§ WHAT YOU WILL DO:
Begin with the first line of the material and write out each line exactly, ending with the line that contains "TWO_THETA_STEP = 0.25". Pictures are not part of the copy.
* begin INFORMATION PROVIDED *
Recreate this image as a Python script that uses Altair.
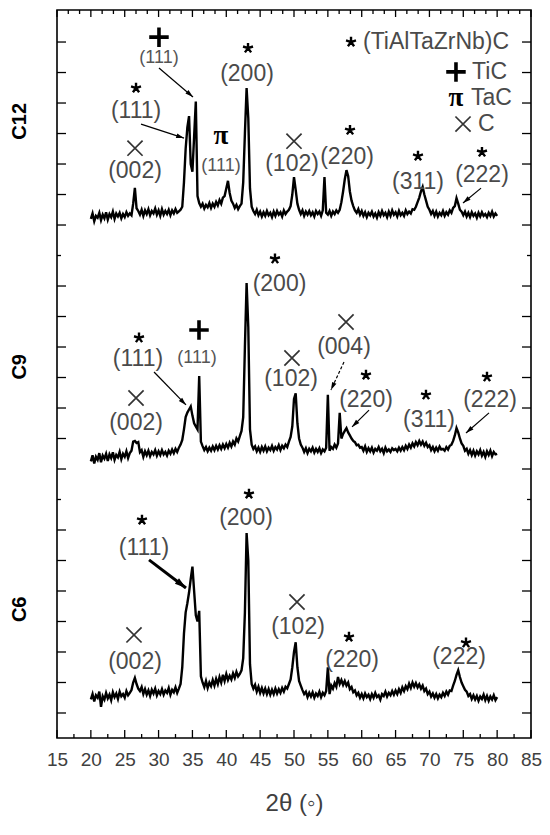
import math
import altair as alt
import pandas as pd

# ---------------- data ----------------
TWO_THETA_START = 20.0
TWO_THETA_STEP = 0.25

C6_INTENSITY = (
    [45, 62, 38, 58, 50, 70, 20, 55, 44, 66, 48, 60, 42, 68, 52, 64, 46, 70, 55, 62]
    + [50, 72, 58, 66, 75, 100, 115, 95, 80, 72, 85, 62, 78, 60, 74, 56, 76, 64, 80, 58]
    + [72, 62, 78, 60, 74, 66, 82, 60, 76, 68, 84, 66, 80, 95, 150, 260, 330, 360, 395, 440]
    + [480, 400, 320, 300, 335, 120, 100, 85, 105, 82, 100, 88, 108, 90, 112, 95, 118, 100, 125, 105]
    + [128, 108, 122, 110, 130, 115, 135, 120, 128, 140, 180, 330, 590, 500, 160, 95, 80, 92, 70, 86]
    + [66, 82, 64, 80, 62, 78, 60, 76, 62, 80, 64, 78, 66, 82, 70, 86, 80, 95, 110, 150]
    + [200, 232, 150, 105, 90, 75, 62, 70, 52, 66, 54, 68, 50, 64, 56, 70, 52, 66, 58, 72]
    + [150, 62, 90, 80, 98, 86, 118, 95, 108, 92, 105, 90, 100, 78, 85, 68, 74, 58, 66, 50]
    + [62, 48, 64, 52, 60, 46, 62, 50, 66, 52, 58, 44, 62, 56, 70, 54, 66, 58, 72, 60]
    + [74, 62, 78, 66, 84, 72, 88, 78, 96, 82, 100, 86, 98, 84, 94, 80, 90, 72, 80, 62]
    + [70, 54, 64, 50, 62, 48, 60, 52, 66, 56, 70, 60, 74, 72, 90, 105, 125, 140, 118, 100]
    + [88, 76, 70, 56, 62, 46, 58, 44, 56, 40, 54, 46, 60, 42, 56, 40, 54, 44, 58, 42]
    + [52]
)

C9_INTENSITY = (
    [25, 45, 18, 40, 30, 52, 22, 44, 34, 50, 26, 48, 36, 55, 30, 46, 38, 56, 32, 50]
    + [40, 58, 36, 52, 60, 90, 92, 85, 88, 55, 62, 40, 58, 45, 60, 42, 56, 48, 62, 44]
    + [58, 46, 62, 48, 56, 44, 60, 50, 64, 52, 66, 56, 70, 80, 95, 130, 170, 185, 195, 205]
    + [175, 150, 140, 130, 305, 90, 75, 62, 72, 58, 70, 60, 74, 62, 76, 64, 78, 66, 80, 68]
    + [82, 70, 86, 74, 90, 80, 100, 90, 108, 125, 170, 400, 610, 465, 130, 80, 66, 74, 58, 70]
    + [56, 72, 60, 74, 58, 70, 62, 76, 60, 72, 64, 78, 62, 76, 68, 80, 72, 90, 105, 140]
    + [230, 248, 150, 100, 80, 70, 56, 68, 52, 66, 58, 70, 54, 66, 56, 68, 52, 64, 58, 70]
    + [243, 60, 72, 66, 80, 70, 84, 184, 100, 115, 125, 134, 120, 110, 100, 92, 88, 78, 80, 70]
    + [72, 60, 74, 56, 68, 58, 70, 54, 66, 60, 72, 58, 66, 52, 70, 58, 64, 56, 68, 62]
    + [66, 58, 70, 60, 72, 62, 76, 66, 80, 70, 84, 74, 88, 78, 92, 80, 90, 76, 86, 72]
    + [78, 62, 72, 58, 70, 60, 74, 64, 66, 60, 72, 64, 76, 80, 92, 110, 134, 120, 100, 84]
    + [76, 60, 66, 50, 62, 46, 60, 44, 58, 48, 62, 44, 56, 40, 58, 46, 60, 42, 56, 48]
    + [50]
)

C12_INTENSITY = (
    [20, 38, 12, 30, 24, 40, 16, 34, 22, 42, 18, 36, 26, 44, 20, 38, 28, 40, 22, 36]
    + [26, 42, 30, 38, 32, 70, 122, 55, 46, 34, 50, 30, 48, 36, 52, 32, 46, 38, 54, 34]
    + [48, 30, 52, 34, 46, 36, 50, 32, 48, 38, 52, 40, 45, 50, 60, 140, 250, 320, 357, 200]
    + [175, 290, 405, 95, 72, 60, 70, 54, 66, 58, 72, 56, 70, 60, 76, 64, 82, 70, 90, 95]
    + [120, 145, 105, 80, 70, 56, 66, 52, 62, 70, 140, 300, 449, 350, 120, 60, 46, 36, 50, 32]
    + [44, 28, 42, 30, 46, 32, 40, 26, 44, 30, 46, 34, 42, 28, 48, 36, 44, 50, 62, 100]
    + [157, 115, 70, 50, 36, 48, 30, 44, 34, 46, 32, 42, 28, 46, 36, 44, 30, 48, 157, 40]
    + [34, 46, 30, 44, 36, 48, 40, 50, 75, 110, 150, 180, 160, 110, 80, 62, 48, 40, 52, 34]
    + [46, 30, 42, 26, 40, 32, 44, 28, 38, 24, 42, 30, 46, 32, 40, 26, 44, 30, 48, 34]
    + [42, 28, 46, 32, 40, 30, 48, 36, 44, 38, 52, 50, 60, 75, 90, 110, 125, 100, 80, 60]
    + [50, 36, 46, 30, 44, 28, 40, 32, 46, 30, 42, 34, 48, 40, 56, 62, 88, 70, 50, 44]
    + [32, 44, 28, 40, 26, 42, 30, 38, 24, 40, 28, 42, 30, 36, 26, 40, 30, 44, 28, 38]
    + [30]
)

SAMPLES = ["C6", "C9", "C12"]
SAMPLE_OFFSETS = [100, 900, 1700]
SAMPLE_LABEL_Y = [440, 1235, 2040]

X_DOMAIN = [15, 85]
Y_DOMAIN = [18, 2405]
X_MAJOR = [15, 20, 25, 30, 35, 40, 45, 50, 55, 60, 65, 70, 75, 80, 85]
X_MINOR = [17.5, 22.5, 27.5, 32.5, 37.5, 42.5, 47.5, 52.5, 57.5, 62.5, 67.5, 72.5, 77.5, 82.5]
X_TOP = [15 + 5 * k / 3 for k in range(43)]
Y_MAJOR = [100, 200, 300, 400, 500, 600, 700,
           900, 1000, 1100, 1200, 1300, 1400, 1500,
           1700, 1800, 1900, 2000, 2100, 2200, 2300]
Y_MINOR = [800, 1600]

# phase symbols
STAR_X = [26.67, 43.21, 58.27, 68.31, 77.76, 58.42, 27.11, 47.19, 60.63, 69.49, 78.5, 27.55, 43.35, 58.12, 75.4]
STAR_Y = [2149, 2280, 2011, 1926, 1939, 2300, 1330, 1589, 1208, 1143, 1202, 733, 818, 349, 330]
PLUS_X = [30.06, 73.92, 35.97]
PLUS_Y = [2316, 2202, 1356]
CROSS_X = [26.52, 50.0, 74.96, 26.67, 49.7, 57.68, 26.37, 50.44]
CROSS_Y = [1952, 1975, 2031, 1133, 1264, 1382, 356, 464]
PI_X = [39.22, 73.92]
PI_Y = [1992, 2116]

# Miller index labels
HKL_TEXT = ["(111)", "(002)", "(200)", "(102)", "(220)", "(311)", "(222)",
            "(200)", "(111)", "(002)", "(102)", "(004)", "(220)", "(311)", "(222)",
            "(200)", "(111)", "(002)", "(102)", "(220)", "(222)"]
HKL_X = [26.67, 26.52, 43.06, 49.71, 57.83, 68.31, 77.76,
         47.86, 26.96, 26.67, 49.56, 57.38, 60.63, 69.94, 78.95,
         42.91, 27.85, 26.52, 50.59, 58.57, 74.37]
HKL_Y = [2074, 1877, 2195, 1900, 1923, 1841, 1864,
         1507, 1261, 1051, 1195, 1300, 1126, 1061, 1126,
         739, 641, 267, 382, 274, 284]
HKL_SMALL_TEXT = ["(111)", "(111)", "(111)"]
HKL_SMALL_X = [30.06, 39.22, 35.68]
HKL_SMALL_Y = [2248, 1893, 1264]

LEGEND_TEXT = ["(TiAlTaZrNb)C", "TiC", "TaC", "C"]
LEGEND_X = [60.19, 76.3, 76.14, 77.17]
LEGEND_Y = [2300, 2202, 2116, 2031]

ARROW_X1 = [30.06, 27.41, 77.62, 29.33, 57.38, 61.08, 78.8, 28.59]
ARROW_Y1 = [2215, 2031, 1821, 1218, 1251, 1093, 1084, 602]
ARROW_X2 = [35.08, 33.76, 74.96, 34.05, 55.46, 58.57, 75.4, 34.05]
ARROW_Y2 = [2120, 1985, 1772, 1110, 1159, 1038, 1018, 510]
ARROW_STYLE = ["thin", "thin", "thin", "thin", "dashed", "thin", "thin", "bold"]

# ---------------- layout / style ----------------
W, H = 474, 728
FONT = "Liberation Sans"
GREY = "#404040"

xs = alt.Scale(domain=X_DOMAIN, nice=False, zero=False)
ys = alt.Scale(domain=Y_DOMAIN, nice=False, zero=False)

X_AXIS = alt.Axis(
    values=X_MAJOR, ticks=False, tickSize=0, domain=False, grid=False,
    labelFont=FONT, labelFontSize=19, labelColor=GREY, labelPadding=12,
    labelFlush=False, labelOverlap=False, format="d",
    title="2θ (◦)", titleFont=FONT, titleFontSize=24, titleFontWeight="normal",
    titleColor=GREY, titlePadding=22)


def X(field="x"):
    return alt.X(f"{field}:Q", scale=xs, axis=X_AXIS)


def Y(field="y"):
    return alt.Y(f"{field}:Q", scale=ys, axis=None)


rows = []
for name, off, vals in zip(SAMPLES, SAMPLE_OFFSETS, [C6_INTENSITY, C9_INTENSITY, C12_INTENSITY]):
    for i, v in enumerate(vals):
        rows.append({"x": TWO_THETA_START + i * TWO_THETA_STEP, "y": off + v, "s": name})
trace_df = pd.DataFrame(rows)

traces = alt.Chart(trace_df).mark_line(color="black", strokeWidth=2.4).encode(
    x=X(), y=Y(), detail="s:N")

layers = [traces]


def xticks(values, y0, y1):
    return alt.Chart(pd.DataFrame({"x": values})).mark_rule(color="black", strokeWidth=1.3).encode(
        x=X(), y=alt.value(y0), y2=alt.value(y1))


def yticks(values, x0, x1):
    return alt.Chart(pd.DataFrame({"y": values})).mark_rule(color="black", strokeWidth=1.3).encode(
        y=Y(), x=alt.value(x0), x2=alt.value(x1))


top_long = [v for v in X_TOP if abs(v / 5 - round(v / 5)) < 1e-6]
top_short = [v for v in X_TOP if abs(v / 5 - round(v / 5)) >= 1e-6]
layers += [
    xticks(X_MAJOR, H, H - 8),
    xticks(X_MINOR, H, H - 4),
    xticks(top_long, 0, 7),
    xticks(top_short, 0, 4),
    yticks(Y_MAJOR, 0, 9),
    yticks(Y_MINOR, 0, 4),
    yticks(Y_MAJOR, W, W - 9),
    yticks(Y_MINOR, W, W - 4),
]

# arrows
px_x = W / (X_DOMAIN[1] - X_DOMAIN[0])
px_y = H / (Y_DOMAIN[1] - Y_DOMAIN[0])
arrow_df = pd.DataFrame({
    "x": ARROW_X1, "y": ARROW_Y1, "xe": ARROW_X2, "ye": ARROW_Y2, "style": ARROW_STYLE,
})
arrow_df["angle"] = [
    math.degrees(math.atan2((x2 - x1) * px_x, (y2 - y1) * px_y)) % 360
    for x1, y1, x2, y2 in zip(ARROW_X1, ARROW_Y1, ARROW_X2, ARROW_Y2)
]

HEAD = "M0,0L0.45,1.5L-0.45,1.5Z"
for style, sw, dash, hsize in [("thin", 1.2, None, 110), ("dashed", 1.2, [3, 2], 110), ("bold", 3.0, None, 230)]:
    sub = arrow_df[arrow_df["style"] == style]
    mk = dict(color="black", strokeWidth=sw)
    if dash:
        mk["strokeDash"] = dash
    layers.append(alt.Chart(sub).mark_rule(**mk).encode(
        x=X("x"), y=Y("y"), x2="xe:Q", y2="ye:Q"))
    head_df = sub.rename(columns={"x": "x0", "y": "y0"}).rename(columns={"xe": "x", "ye": "y"})
    layers.append(alt.Chart(head_df).mark_point(
        shape=HEAD, filled=True, color="black", opacity=1, size=hsize, strokeWidth=0).encode(
        x=X(), y=Y(), angle=alt.Angle("angle:Q", scale=None)))

# phase symbols
STAR = "M0,0L0,-1M0,0L0.951,-0.309M0,0L0.588,0.809M0,0L-0.588,0.809M0,0L-0.951,-0.309"
PLUS = "M-1,0L1,0M0,-1L0,1"
CROSS = "M-1,-1L1,1M-1,1L1,-1"
layers.append(alt.Chart(pd.DataFrame({"x": STAR_X, "y": STAR_Y})).mark_point(
    shape=STAR, filled=False, color="black", opacity=1, size=110, strokeWidth=2.4).encode(x=X(), y=Y()))
layers.append(alt.Chart(pd.DataFrame({"x": PLUS_X, "y": PLUS_Y})).mark_point(
    shape=PLUS, filled=False, color="black", opacity=1, size=380, strokeWidth=3.6, strokeCap="butt").encode(x=X(), y=Y()))
layers.append(alt.Chart(pd.DataFrame({"x": CROSS_X, "y": CROSS_Y})).mark_point(
    shape=CROSS, filled=False, color="#333333", opacity=1, size=230, strokeWidth=1.7).encode(x=X(), y=Y()))
layers.append(alt.Chart(pd.DataFrame({"x": PI_X, "y": PI_Y, "t": ["π"] * len(PI_X)})).mark_text(
    font="Liberation Serif", fontWeight="bold", fontSize=27, color="black", align="center", baseline="middle").encode(
    x=X(), y=Y(), text="t:N"))

# hkl labels
layers.append(alt.Chart(pd.DataFrame({"x": HKL_X, "y": HKL_Y, "t": HKL_TEXT})).mark_text(
    font=FONT, fontSize=23, color="#4a4a4a", align="center", baseline="middle").encode(
    x=X(), y=Y(), text="t:N"))
layers.append(alt.Chart(pd.DataFrame({"x": HKL_SMALL_X, "y": HKL_SMALL_Y, "t": HKL_SMALL_TEXT})).mark_text(
    font=FONT, fontSize=18, color="#555555", align="center", baseline="middle").encode(
    x=X(), y=Y(), text="t:N"))

# legend text
layers.append(alt.Chart(pd.DataFrame({"x": LEGEND_X, "y": LEGEND_Y, "t": LEGEND_TEXT})).mark_text(
    font=FONT, fontSize=23, color="#4a4a4a", align="left", baseline="middle").encode(
    x=X(), y=Y(), text="t:N"))

# sample labels
layers.append(alt.Chart(pd.DataFrame({"y": SAMPLE_LABEL_Y, "t": SAMPLES})).mark_text(
    font=FONT, fontSize=20, fontWeight="bold", color="black", angle=270,
    align="center", baseline="middle").encode(
    x=alt.value(-37), y=Y(), text="t:N"))

chart = alt.layer(*layers).properties(
    width=W, height=H,
    autosize=alt.AutoSizeParams(type="none"),
    padding={"left": 49, "top": 2, "right": 11, "bottom": 90},
).configure_view(stroke="black", strokeWidth=1.6)

chart.save("out.html", embed_options={"renderer": "svg", "actions": False})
* end INFORMATION PROVIDED *
§ RESULT OF THE EXERCISE:
Recreate this image as a Python script that uses Altair.
import math
import altair as alt
import pandas as pd

# ---------------- data ----------------
TWO_THETA_START = 20.0
TWO_THETA_STEP = 0.25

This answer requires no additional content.